Song 上海万博の公式PRソング「2010等你来」が岡本真夜の「そのままの君でいて」に酷似している、というネットでの指摘から始まった「盗作」問題、二つの曲を聴いてみると確かに「偶然に似てしまった」という釈明は不可能なレベルで、これは完全にアウト。
 結果、単なる「著作権」問題を超えて国を巻き込んだ大騒ぎになり、作曲者はどうやら雲隠れしてしまったらしい。などと聞くと、同じ作曲家の身としては何だか同情したくなる処も少し。

 ただ、プロなら「90%以上(故意に)マネる」というような言い逃れできないレベルの盗用は絶対せず、リスペクトを込めたバランスで「拝借」するはず。だから「誰が聞いてもそっくり」というレベルになると、これはむしろ「過失」(あるいは初歩的ミス)なんじゃないかと思ってしまうほどだ。
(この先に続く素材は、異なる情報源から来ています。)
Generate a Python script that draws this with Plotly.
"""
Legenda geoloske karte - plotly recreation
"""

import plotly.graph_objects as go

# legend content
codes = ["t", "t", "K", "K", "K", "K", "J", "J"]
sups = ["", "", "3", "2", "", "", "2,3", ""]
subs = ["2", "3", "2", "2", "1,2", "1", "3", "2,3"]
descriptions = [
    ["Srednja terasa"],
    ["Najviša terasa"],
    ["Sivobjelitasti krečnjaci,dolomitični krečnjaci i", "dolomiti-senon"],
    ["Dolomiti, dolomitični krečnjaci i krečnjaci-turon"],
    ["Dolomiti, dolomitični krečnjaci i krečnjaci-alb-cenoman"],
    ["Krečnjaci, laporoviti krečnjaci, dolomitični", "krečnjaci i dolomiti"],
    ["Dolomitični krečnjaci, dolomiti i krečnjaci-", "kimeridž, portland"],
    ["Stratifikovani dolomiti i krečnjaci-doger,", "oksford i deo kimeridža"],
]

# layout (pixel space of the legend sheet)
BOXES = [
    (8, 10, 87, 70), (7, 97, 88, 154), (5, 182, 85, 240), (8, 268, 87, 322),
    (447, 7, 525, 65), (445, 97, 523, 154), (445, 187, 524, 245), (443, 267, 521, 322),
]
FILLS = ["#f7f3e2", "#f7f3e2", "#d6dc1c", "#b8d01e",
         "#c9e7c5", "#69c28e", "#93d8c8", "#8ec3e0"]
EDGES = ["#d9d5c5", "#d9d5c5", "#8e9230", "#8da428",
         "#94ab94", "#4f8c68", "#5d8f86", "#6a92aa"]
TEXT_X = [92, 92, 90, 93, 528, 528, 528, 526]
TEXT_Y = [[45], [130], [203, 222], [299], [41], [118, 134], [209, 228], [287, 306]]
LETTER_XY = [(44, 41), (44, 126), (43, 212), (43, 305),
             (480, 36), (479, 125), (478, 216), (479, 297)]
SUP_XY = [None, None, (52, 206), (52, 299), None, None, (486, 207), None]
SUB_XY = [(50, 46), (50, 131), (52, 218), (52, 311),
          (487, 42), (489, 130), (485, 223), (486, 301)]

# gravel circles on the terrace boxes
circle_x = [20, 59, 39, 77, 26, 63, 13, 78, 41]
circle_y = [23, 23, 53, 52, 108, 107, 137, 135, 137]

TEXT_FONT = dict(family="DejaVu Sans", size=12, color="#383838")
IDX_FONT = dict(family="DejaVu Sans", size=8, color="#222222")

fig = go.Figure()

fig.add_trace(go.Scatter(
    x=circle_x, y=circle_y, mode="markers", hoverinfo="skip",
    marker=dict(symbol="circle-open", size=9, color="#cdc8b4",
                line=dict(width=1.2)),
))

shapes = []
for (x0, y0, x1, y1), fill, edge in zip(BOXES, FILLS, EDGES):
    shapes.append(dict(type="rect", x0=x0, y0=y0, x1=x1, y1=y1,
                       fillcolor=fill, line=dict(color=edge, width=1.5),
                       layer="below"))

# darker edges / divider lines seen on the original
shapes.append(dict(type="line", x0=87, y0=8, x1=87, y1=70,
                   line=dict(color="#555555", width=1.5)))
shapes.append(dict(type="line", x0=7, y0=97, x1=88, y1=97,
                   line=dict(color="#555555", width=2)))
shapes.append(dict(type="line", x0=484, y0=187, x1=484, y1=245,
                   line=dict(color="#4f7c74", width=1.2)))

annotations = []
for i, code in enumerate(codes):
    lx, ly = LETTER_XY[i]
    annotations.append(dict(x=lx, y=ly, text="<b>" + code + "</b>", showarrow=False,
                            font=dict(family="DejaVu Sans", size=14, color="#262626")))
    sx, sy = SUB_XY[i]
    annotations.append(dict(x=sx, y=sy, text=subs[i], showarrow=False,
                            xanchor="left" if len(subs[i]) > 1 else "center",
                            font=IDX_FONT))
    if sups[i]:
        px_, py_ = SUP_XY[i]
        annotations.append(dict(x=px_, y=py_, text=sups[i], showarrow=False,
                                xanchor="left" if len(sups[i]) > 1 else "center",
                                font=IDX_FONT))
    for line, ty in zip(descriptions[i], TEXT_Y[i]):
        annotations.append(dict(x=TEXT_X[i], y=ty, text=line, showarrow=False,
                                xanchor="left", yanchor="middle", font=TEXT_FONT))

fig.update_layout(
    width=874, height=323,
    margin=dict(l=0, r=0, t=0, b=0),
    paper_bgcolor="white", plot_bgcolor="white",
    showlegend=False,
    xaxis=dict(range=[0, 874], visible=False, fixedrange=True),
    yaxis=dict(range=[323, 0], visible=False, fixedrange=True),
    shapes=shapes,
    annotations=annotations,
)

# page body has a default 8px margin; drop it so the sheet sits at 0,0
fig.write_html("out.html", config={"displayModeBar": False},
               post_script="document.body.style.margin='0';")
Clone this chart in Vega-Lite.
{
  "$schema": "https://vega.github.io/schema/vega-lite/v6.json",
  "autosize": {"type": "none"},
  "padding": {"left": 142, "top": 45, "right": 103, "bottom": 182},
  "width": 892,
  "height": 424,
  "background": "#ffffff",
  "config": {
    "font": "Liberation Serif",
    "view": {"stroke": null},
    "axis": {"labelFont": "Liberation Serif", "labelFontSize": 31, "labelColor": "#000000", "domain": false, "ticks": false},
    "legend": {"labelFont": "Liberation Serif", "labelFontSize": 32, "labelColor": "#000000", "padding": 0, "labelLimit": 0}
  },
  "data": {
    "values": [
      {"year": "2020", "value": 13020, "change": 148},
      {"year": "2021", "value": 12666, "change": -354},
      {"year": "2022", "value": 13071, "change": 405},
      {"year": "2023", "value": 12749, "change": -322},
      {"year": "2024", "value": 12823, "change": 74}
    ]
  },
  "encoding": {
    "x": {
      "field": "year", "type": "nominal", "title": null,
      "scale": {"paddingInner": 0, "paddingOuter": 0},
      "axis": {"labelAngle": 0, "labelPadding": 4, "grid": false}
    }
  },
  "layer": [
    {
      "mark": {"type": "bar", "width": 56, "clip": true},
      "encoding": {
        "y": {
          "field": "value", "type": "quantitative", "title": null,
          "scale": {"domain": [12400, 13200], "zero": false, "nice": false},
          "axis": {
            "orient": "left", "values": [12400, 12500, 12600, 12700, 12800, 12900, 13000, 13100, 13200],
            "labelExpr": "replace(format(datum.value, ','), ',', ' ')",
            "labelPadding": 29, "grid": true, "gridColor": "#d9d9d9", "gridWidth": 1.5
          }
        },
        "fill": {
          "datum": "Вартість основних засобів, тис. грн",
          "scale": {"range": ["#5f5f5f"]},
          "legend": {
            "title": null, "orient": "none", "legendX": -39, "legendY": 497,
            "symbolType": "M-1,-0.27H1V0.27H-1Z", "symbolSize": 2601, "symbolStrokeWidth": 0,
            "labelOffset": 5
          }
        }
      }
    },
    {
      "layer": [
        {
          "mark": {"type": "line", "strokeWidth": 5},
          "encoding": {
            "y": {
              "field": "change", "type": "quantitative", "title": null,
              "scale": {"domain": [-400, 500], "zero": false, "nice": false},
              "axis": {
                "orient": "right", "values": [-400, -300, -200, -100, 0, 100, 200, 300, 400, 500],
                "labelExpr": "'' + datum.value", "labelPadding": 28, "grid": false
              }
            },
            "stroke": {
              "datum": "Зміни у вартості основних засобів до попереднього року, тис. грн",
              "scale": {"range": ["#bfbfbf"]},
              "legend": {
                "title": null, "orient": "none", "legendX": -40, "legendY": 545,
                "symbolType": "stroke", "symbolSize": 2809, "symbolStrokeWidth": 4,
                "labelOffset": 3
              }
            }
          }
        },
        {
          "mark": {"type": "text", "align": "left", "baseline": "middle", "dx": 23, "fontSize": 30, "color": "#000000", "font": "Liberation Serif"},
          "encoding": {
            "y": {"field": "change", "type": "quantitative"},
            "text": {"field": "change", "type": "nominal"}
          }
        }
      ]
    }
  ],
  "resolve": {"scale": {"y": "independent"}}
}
 そもそもポップスのヒット曲は、4小節単位の構成もビートもコード進行もすべて「至近距離」にあるから、逆に「まったく何にも似ていない楽曲」を創るのは不可能。それを逆手にとって「盗作」と言われない程度に「拝借」しまくることでヒット曲を生み出すのが、現代おけるヒット作曲家の「才能」。いや、皮肉ではなく。

 そう言えば、昔、ポール・マッカートニーが「イエスタデイ」を作曲した時、あんまり自然に出来たので「どこかで耳にした曲を書いてしまったんじゃないか」と心配して色々な人に確認して廻ったらしいし、ただ今ヒット中の坂本冬美「また君に恋してる」も、キング・クリムゾンの「ムーン・チャイルド」にサビ部分が酷似しているのは往年のロック・ファンなら既にお気付きのはず。

 100%の「盗作」は同情の余地なくアウトだが、75%の「拝借」、50%の「模倣」、25%の「影響」と考えてゆくと、その境界はかなり曖昧だ。ベートーヴェンはハイドンを模倣し、ビートルズはプレスリーを模倣し、それに「自分の意匠」を加えて次の世代に受け渡してきた。
 先代に敬意を払い、次世代に継承する。それが「音楽文化」というものなのだろう。

 ちなみに今回の件、万博事務局側が曲の同一性を認め、原作曲者(岡本真夜さん)が使用を承諾する…という意外や「大人の対応」で決着しそう。今後は作曲者名のクレジットを変更して明記し、新たに契約を結んで今までの楽曲使用料を支払えば「表向き」は解決。
 ただ、「裏」ではまだまだ色々な意見がくすぶりそうだが…。